Editor’s note: This post has been updated to clarify a passage in the original version (5/16/19, 10:44 a.m. CDT).
As the spring semester comes to a close, many 3Ls are investigating their bar study loan options.
Borrowing one last loan to pay for bar study classes and living expenses has been an accepted routine inside many law schools.
Unfortunately, a bar study loan isn’t always the best option. Many recent law school graduates may find more desirable alternatives if they just get a little bit creative.
Bar study 101
A bar study loan is not a student loan. A bar study loan is a personal loan.
The reason this distinction matters is that personal loans typically have hire interest rates than student loans. This is because a student loan is much more difficult to discharge in bankruptcy. This makes a student loan less risky and allows lenders to offer lower interest rates.
The only difference between a bar study loan and a personal loan is that bar study loans usually require the borrower to be a recent law school graduate and sitting for a bar exam.
Some lenders advertise interest rates starting around 5-6%, but many borrowers end up with double-digit interest rates. Due to the exceedingly high interest rates, a bar study loan is a very expensive loan.
The typical bar study loan borrower is looking for money to pay for bar study classes as well as living expenses for several months. Barbri costs thousands and rent bills can add up quickly.
The good news is that there are a few alternatives that can make a difference.
Alternative #1: Try to save money on living expenses
I won’t suggest skipping out on bar study classes or working while studying, because most law school graduates should know how much time they will need to study in order to pass.
Bar study should be a time of intense focus. Rather than living an expensive downtown loft, look for quiet and less expensive options.
When I was studying for the bar, I found cooking at home relaxing. Going this route saved money and helped provide the mental breaks a I needed from the stress of studying.
They key to saving money while studying for the bar is to recognize the typical monthly expenses that won’t be utilized during a period of intense prep. The more money that can be saved, the less stressful life will be after the bar.
Alternative #2: Traditional personal loans
Calling a personal loan a “bar study” loan is nothing more than clever branding.
Though there may only be a handful of companies offering “bar study” loans, there are many lenders offering personal loans.
More lenders mean more competition. More competition means better rates. This is part of the reason I like personal loans over most bar study loans.
Investigating personal loans means a bit more research will be required, but it can also mean dramatically lower interest rates and some repayment flexibility.
Alternative #3: Credit card introductory rates
This approach is risky, but in the right situation can be a really smart move.
Many credit card lenders offer introductory interest of 0%. They offer these low rates because they still get the merchant fees on transactions and they want to entice new customers.

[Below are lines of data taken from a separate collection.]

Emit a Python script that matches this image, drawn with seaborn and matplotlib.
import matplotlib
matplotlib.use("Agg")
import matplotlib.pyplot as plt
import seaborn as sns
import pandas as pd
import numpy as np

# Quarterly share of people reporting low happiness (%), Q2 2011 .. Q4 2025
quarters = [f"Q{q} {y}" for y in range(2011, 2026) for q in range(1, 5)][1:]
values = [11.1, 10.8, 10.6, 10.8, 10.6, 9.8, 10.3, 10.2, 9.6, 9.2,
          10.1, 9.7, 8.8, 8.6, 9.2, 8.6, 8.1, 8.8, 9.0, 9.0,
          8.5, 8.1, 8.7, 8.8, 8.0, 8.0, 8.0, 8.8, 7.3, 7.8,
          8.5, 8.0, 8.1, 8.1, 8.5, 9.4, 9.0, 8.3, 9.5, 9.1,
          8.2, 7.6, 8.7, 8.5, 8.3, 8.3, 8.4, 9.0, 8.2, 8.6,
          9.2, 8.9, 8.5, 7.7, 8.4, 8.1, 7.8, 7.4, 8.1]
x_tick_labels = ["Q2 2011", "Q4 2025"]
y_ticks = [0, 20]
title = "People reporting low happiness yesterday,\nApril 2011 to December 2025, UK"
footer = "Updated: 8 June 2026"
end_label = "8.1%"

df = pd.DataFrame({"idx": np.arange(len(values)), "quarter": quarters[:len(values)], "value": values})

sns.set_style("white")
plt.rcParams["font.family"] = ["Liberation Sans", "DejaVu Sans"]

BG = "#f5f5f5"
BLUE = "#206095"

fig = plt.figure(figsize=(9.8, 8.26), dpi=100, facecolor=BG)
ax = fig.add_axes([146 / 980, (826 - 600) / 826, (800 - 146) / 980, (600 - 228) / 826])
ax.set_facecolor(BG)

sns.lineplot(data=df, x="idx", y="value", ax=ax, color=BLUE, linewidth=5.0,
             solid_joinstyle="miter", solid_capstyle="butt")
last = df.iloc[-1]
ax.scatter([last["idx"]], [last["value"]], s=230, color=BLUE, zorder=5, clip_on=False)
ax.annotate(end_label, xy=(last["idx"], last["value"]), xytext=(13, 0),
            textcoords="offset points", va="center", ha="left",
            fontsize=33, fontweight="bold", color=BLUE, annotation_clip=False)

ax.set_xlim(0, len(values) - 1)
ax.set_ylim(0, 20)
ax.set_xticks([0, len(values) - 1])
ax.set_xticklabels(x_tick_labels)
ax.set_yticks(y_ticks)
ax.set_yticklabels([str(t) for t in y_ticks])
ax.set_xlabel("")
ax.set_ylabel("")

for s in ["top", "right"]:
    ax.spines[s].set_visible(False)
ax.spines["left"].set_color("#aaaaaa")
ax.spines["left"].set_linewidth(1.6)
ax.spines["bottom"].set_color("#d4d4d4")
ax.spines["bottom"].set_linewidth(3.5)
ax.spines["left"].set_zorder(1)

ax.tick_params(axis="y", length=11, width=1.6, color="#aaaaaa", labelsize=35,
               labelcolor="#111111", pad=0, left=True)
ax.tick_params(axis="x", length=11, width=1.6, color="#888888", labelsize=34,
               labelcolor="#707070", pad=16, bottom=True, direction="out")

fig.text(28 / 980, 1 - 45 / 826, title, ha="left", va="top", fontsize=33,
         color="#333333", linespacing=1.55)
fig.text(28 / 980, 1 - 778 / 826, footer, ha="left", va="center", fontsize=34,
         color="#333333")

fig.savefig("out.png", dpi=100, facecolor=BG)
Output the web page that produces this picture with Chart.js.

The downside to using a credit card to pay for bar study is that once the introductory rate is over, interest gets really expensive. Many may see there 0% interest rate jump to between 20 and 30%.
The steep penalty for not getting the credit card balance paid in full by the end of the introductory interest rate period means this option only makes sense for people who have a well-paying job lined up. However, those that just need a very short-term loan to study may find this option to be the best.
To a law school graduate with six figures of student debt, adding a bar study loan to the debt may not seem like a big deal.
It seems that many bar study loan lenders bank upon this borrower apathy as they are able to get away with charging rather onerous interest rates.
The good news is that a bit of creativity can make bar prep much less expensive.